Title: Production of glucose from cassava starch: Statistical approach
Authors: Noorulnajwa Diyana, Yaacob
Ku Syahidah, Ku Ismail
Khairul Farihan, Kasim
Mohamed Zulkali, Mohamed Daud, Prof. Madya Dr.
???metadata.dc.contributor.url???: kusyahidah@unimap.edu.my
Keywords: Cassava;Liquefaction;Saccharification;Central composite design
Issue Date: 12-Dec-2009
Citation: p. 417-434
Series/Report no.: Proceedings of the Malaysian International Conference on Trends in Bioprocess Engineering (MICOTribe) 2009
Abstract: Bioethanol is obtained from cassava through a process fermentation of glucose syrups, produced in two step enzymatic process: liquefaction and saccharification. Liquefaction is carried out with the enzyme a-amylase (BAN480L), which fragments the starch into regularly sized chains, resulting in dextrin, maltose, maltriose and maltopentose. The amyloglucosidase enzyme (AMG300) acts in the saccharification stage, in which glucose syrups are obtained from hydrolyzed starch. The work attempts to study and optimize liquefaction and saccharification process. Two factors (time and enzyme concentration) affecting in liquefaction process while four factors (time, enzyme concentration, pH and temperature) affecting in saccharification process based on the preliminary study. The performance of a- amylase in liquefaction was determined by dextrinizing activity (D.A.) while the performance of amyloglucosidase was based on glucose concentration. A two-level factorial was initially carried out. The statistical analysis showed that both time and enzyme concentration significantly affects in liquefaction process while for the saccharification process, pH and temperature gave a significant effect.
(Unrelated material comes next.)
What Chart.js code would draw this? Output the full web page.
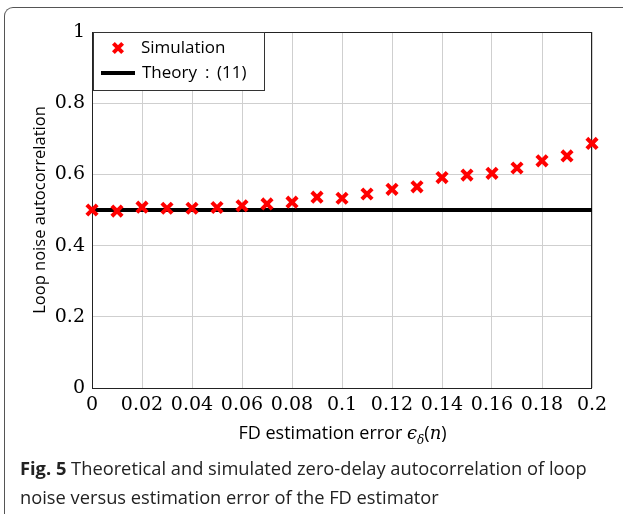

Hence a detail study was carried out using central composite design (CCD) in response surface methodology (RSIvi) to get a highest production of glucose. The optimal condition for liquefaction for 35% cassava starch slurry was by using 0.35% a-amylase in sodium acetate buffer (pH 7) at 85°C for 12.5 min respectively. The optimal conditions for saccaharification were found to be at 65°C, pH 4.5, using 0.2% amyloglucosidase in 40 min respectively. A model adequacy was very satisfactory, as coefficient of determination were 0.9747 and 0.9795 for liquefaction and saccharification.
Description: Organized Universiti Malaysia Perlis (UniMAP), 12th - 13th December 2009 at Dewan Tun Dr. Ismail A, Putra World Trade Centre (PWTC), Kuala Lumpur, Malaysia.